#### [COLLECTED MATERIAL]
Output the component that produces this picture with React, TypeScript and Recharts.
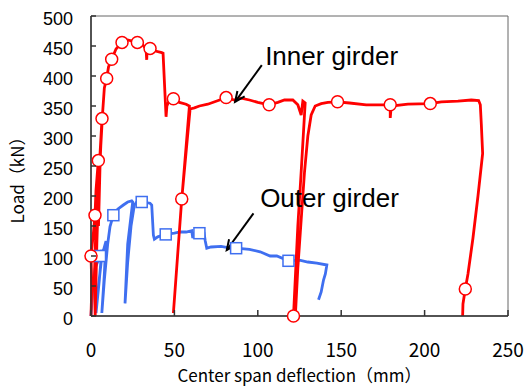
import {
  Line,
  LineChart,
  ReferenceArea,
  ReferenceDot,
  ReferenceLine,
  XAxis,
  YAxis,
} from "recharts";

const RED = "#ff0000";
const BLUE = "#3f6ff0";
const AXIS = "#333333";

const xTicks = [0, 50, 100, 150, 200, 250];
const yTicks = [0, 50, 100, 150, 200, 250, 300, 350, 400, 450, 500];

// [deflection mm, load kN]
const innerGirder: [number, number][] = [
  [0, 0], [0.5, 50], [0, 100], [1.5, 140], [2.4, 168], [3, 210], [4.4, 259],
  [3.5, 200], [2, 60], [2.5, 0], [3.5, 120], [5, 250], [6.6, 329], [5.5, 260],
  [4.5, 150], [5.2, 250], [7, 340], [8, 380], [9.4, 396], [10.5, 415],
  [12.4, 428], [15, 445], [18.6, 456], [22, 460], [27.8, 456], [31, 452],
  [33, 445], [33.4, 427], [33.7, 448], [35.4, 446], [38, 442], [42.4, 439],
  [43.2, 438], [45, 332], [45.5, 350], [47, 360], [49.4, 362], [53, 356],
  [57, 353], [59, 350], [54, 180], [49.4, 5], [54.4, 195], [59.4, 345],
  [62, 347], [65, 350], [70, 353], [75, 358], [81, 364], [86, 360], [90, 363],
  [95, 360], [100, 356], [106.8, 352], [112, 356], [116, 360], [121, 360],
  [124, 352], [126, 335], [127, 358], [128.4, 355], [126, 240], [124, 150],
  [121.4, 0], [122.5, 0], [124, 80], [126, 160], [128, 240], [130, 300],
  [132, 335], [134.4, 350], [138, 354], [142, 356], [147.8, 357], [155, 355],
  [165, 352], [172, 352], [179.4, 352], [179.4, 330], [180, 350], [190, 353],
  [203.4, 354], [210, 357], [220, 358], [228, 360], [232.4, 359], [233.4, 352],
  [234, 320], [234.8, 271], [232, 200], [229, 130], [226, 70], [224.4, 45],
  [223, 20], [222.8, 0],
];

const innerMarkers: [number, number][] = [
  [0, 100], [2.4, 168], [4.4, 259], [6.6, 329], [9.4, 396], [12.4, 428],
  [18.6, 456], [27.8, 456], [35.4, 446], [49.4, 362], [54.4, 195], [81, 364],
  [106.8, 352], [121.4, 0], [147.8, 357], [179.4, 352], [203.4, 354], [224.4, 45],
];

const outerGirder: [number, number][] = [
  [0, 0], [1, 45], [2.5, 80], [5.4, 100], [6.5, 110], [5, 60], [3, 5],
  [4.5, 50], [6.5, 100], [8, 115], [9, 125], [8, 70], [6.5, 5], [8, 60],
  [10, 120], [11.4, 149], [13.4, 168], [16, 178], [19.4, 185], [22, 190],
  [24.4, 192], [25, 190], [22, 120], [20.4, 21], [22, 90], [24, 150],
  [26, 185], [27.4, 190], [30.4, 190], [33, 189], [35.4, 188], [36.4, 185],
  [37.4, 135], [38, 128], [40, 132], [44.8, 136], [50, 138], [53.4, 140],
  [57, 140], [60.4, 142], [61, 130], [62, 138], [65, 138], [67.8, 138],
  [68.5, 125], [69.4, 113], [72, 115], [78, 116], [82, 114], [87, 113],
  [95, 111], [101.4, 107], [107.4, 100], [111.4, 100], [118.4, 92], [125, 93],
  [130, 90], [135.4, 88], [141.4, 85], [140.5, 70], [139.4, 60], [138, 40],
  [136.4, 27],
];

const outerMarkers: [number, number][] = [
  [5.4, 100], [13.4, 168], [30.4, 190], [44.8, 136], [65, 138], [87, 113], [118.4, 92],
];

const toPoints = (arr: [number, number][]) => arr.map(([x, y]) => ({ x, y }));

function YTick(props: any) {
  const { x, y, payload } = props;
  return (
    <g>
      <line x1={x + 18} x2={x + 23} y1={y} y2={y} stroke={AXIS} strokeWidth={1.5} />
      <text
        x={x}
        y={y + 3}
        textAnchor="end"
        dominantBaseline="central"
        fontFamily="'Liberation Sans', Arial, sans-serif"
        fontSize={18}
        fill="#000"
      >
        {payload.value}
      </text>
    </g>
  );
}

function XTick(props: any) {
  const { x, y, payload } = props;
  return (
    <g>
      <line x1={x} x2={x} y1={y - 28} y2={y - 34} stroke={AXIS} strokeWidth={1.5} />
      <text
        x={x}
        y={y}
        dy="0.71em"
        textAnchor="middle"
        fontFamily="'Noto Sans CJK JP', sans-serif"
        fontSize={19}
        fill="#000"
      >
        {payload.value}
      </text>
    </g>
  );
}

function Circle(props: any) {
  const { cx, cy, index } = props;
  return (
    <circle key={index} cx={cx} cy={cy} r={6} fill="#fff" stroke={RED} strokeWidth={1.5} />
  );
}

function Square(props: any) {
  const { cx, cy, index } = props;
  return (
    <rect
      key={index}
      x={cx - 5.5}
      y={cy - 5.5}
      width={11}
      height={11}
      fill="#fff"
      stroke={BLUE}
      strokeWidth={1.5}
    />
  );
}

function Arrow(props: any) {
  const { x1, y1, x2, y2 } = props;
  const a = Math.atan2(y2 - y1, x2 - x1);
  const len = 11;
  const spread = 0.42;
  const l = [x2 - len * Math.cos(a - spread), y2 - len * Math.sin(a - spread)];
  const r = [x2 - len * Math.cos(a + spread), y2 - len * Math.sin(a + spread)];
  return (
    <g>
      <line x1={x1} y1={y1} x2={x2} y2={y2} stroke="#000" strokeWidth={2} />
      <polyline
        points={`${l[0]},${l[1]} ${x2},${y2} ${r[0]},${r[1]}`}
        fill="none"
        stroke="#000"
        strokeWidth={2}
      />
    </g>
  );
}

const labelShape = (text: string) => (props: any) => (
  <text
    x={props.cx}
    y={props.cy}
    fontFamily="'Liberation Sans', Arial, sans-serif"
    fontSize={26}
    fill="#000"
  >
    {text}
  </text>
);

export default function App() {
  return (
    <div style={{ position: "absolute", left: 0, top: 0, background: "#fff" }}>
      <LineChart
        width={527}
        height={387}
        margin={{ top: 16, right: 19, bottom: 0, left: 0 }}
      >
        <ReferenceArea
          x1={0}
          x2={250}
          y1={0}
          y2={500}
          fill="none"
          stroke="#666"
          strokeWidth={1}
        />
        <XAxis
          type="number"
          dataKey="x"
          domain={[0, 250]}
          ticks={xTicks}
          height={71}
          tickSize={0}
          tickMargin={28}
          tickLine={false}
          axisLine={{ stroke: AXIS, strokeWidth: 1.5 }}
          tick={<XTick />}
          label={{
            value: "Center span deflection（mm）",
            position: "insideBottom",
            offset: 0,
            dy: -5,
            fontFamily: "'Noto Sans CJK JP', sans-serif",
            fontSize: 17,
            fill: "#000",
          }}
        />
        <YAxis
          type="number"
          dataKey="y"
          domain={[0, 500]}
          ticks={yTicks}
          width={91}
          tickSize={0}
          tickMargin={18}
          tickLine={false}
          axisLine={{ stroke: AXIS, strokeWidth: 1.5 }}
          tick={<YTick />}
          label={{
            value: "Load（kN）",
            angle: -90,
            position: "insideLeft",
            offset: 0,
            dx: 18,
            dy: 10,
            style: { textAnchor: "middle" },
            fontFamily: "'Noto Sans CJK JP', sans-serif",
            fontSize: 17,
            fill: "#000",
          }}
        />
        <Line
          data={toPoints(outerGirder)}
          dataKey="y"
          stroke={BLUE}
          strokeWidth={2.8}
          dot={false}
          isAnimationActive={false}
        />
        <Line
          data={toPoints(innerGirder)}
          dataKey="y"
          stroke={RED}
          strokeWidth={2.8}
          dot={false}
          isAnimationActive={false}
        />
        <Line
          data={toPoints(outerMarkers)}
          dataKey="y"
          stroke="none"
          dot={Square}
          isAnimationActive={false}
        />
        <Line
          data={toPoints(innerMarkers)}
          dataKey="y"
          stroke="none"
          dot={Circle}
          isAnimationActive={false}
        />
        <ReferenceLine
          segment={[
            { x: 102.4, y: 418 },
            { x: 86.4, y: 357 },
          ]}
          shape={Arrow}
        />
        <ReferenceLine
          segment={[
            { x: 97.4, y: 171 },
            { x: 81.4, y: 110 },
          ]}
          shape={Arrow}
        />
        <ReferenceDot x={104.4} y={418} r={0} shape={labelShape("Inner girder")} />
        <ReferenceDot x={101.4} y={182} r={0} shape={labelShape("Outer girder")} />
      </LineChart>
    </div>
  );
}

#### [WHAT IS EXPECTED]
Copy nothing but the lines from the top of the material through the line holding "400, 450, 500];", exactly as written; omit pictures.

#### [COMPLETE RESPONSE]
Output the component that produces this picture with React, TypeScript and Recharts.
import {
  Line,
  LineChart,
  ReferenceArea,
  ReferenceDot,
  ReferenceLine,
  XAxis,
  YAxis,
} from "recharts";

const RED = "#ff0000";
const BLUE = "#3f6ff0";
const AXIS = "#333333";

const xTicks = [0, 50, 100, 150, 200, 250];
const yTicks = [0, 50, 100, 150, 200, 250, 300, 350, 400, 450, 500];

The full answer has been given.